The piece, a near twin of one already in the British Museum, was the most spectacular of 1,257 finds reported over the last three years. Treasure reports have increased every year since the Portable Antiquities scheme was set up to record finds by the public in England and Wales.

"It's a fabulous thing, the best Iron Age find in 50 years," said JD Hill, head of the British Museum's iron age department. "When I first saw a picture of it I thought somebody was pulling my leg because it is so like the Sedgeford torc in our collection that it must have been made by the same hand.

"What is fascinating about it is that it turned up where no torc should be - to put it mildly, the Newark region is not known for major high-status iron age finds. This wasn't in a grave, wasn't on a hilltop - it opens up a whole new chapter of the history of this area."

Richardson has been metal detecting, not entirely to the delight of his wife, since he first spent £70 on a detector instead of buying a carpet for their new house just after they were married 40 years ago.

He should now have enough money for new wall-to-wall after sharing the reward with the landowner.

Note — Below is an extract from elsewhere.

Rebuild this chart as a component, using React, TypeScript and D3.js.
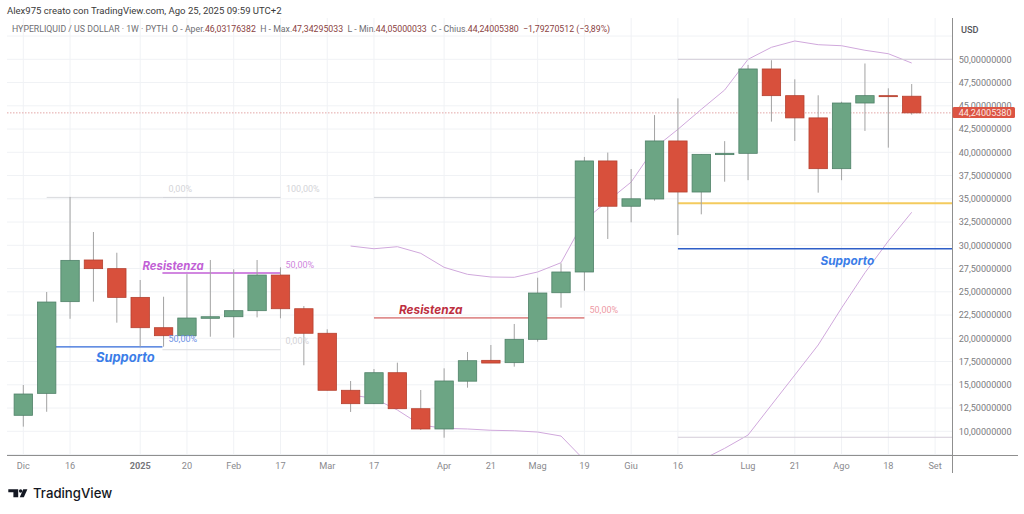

Unusually, the torc has been acquired by his local museum in Newark, after heroic fundraising efforts. Most such finds go to national museums. Sarah Dawes, head of leisure and culture at Newark and Sherwood district council, said: "I took one look and rang my chief executive to say, sit tight, don't leave the office, we've got something to tell you."

For archaeologists, professional and amateur, the greater treasure announced yesterday was the reprieve of the Portable Antiquities scheme itself. Last year there was an outcry in the profession when the scheme almost became collateral damage in swingeing cuts imposed by the government.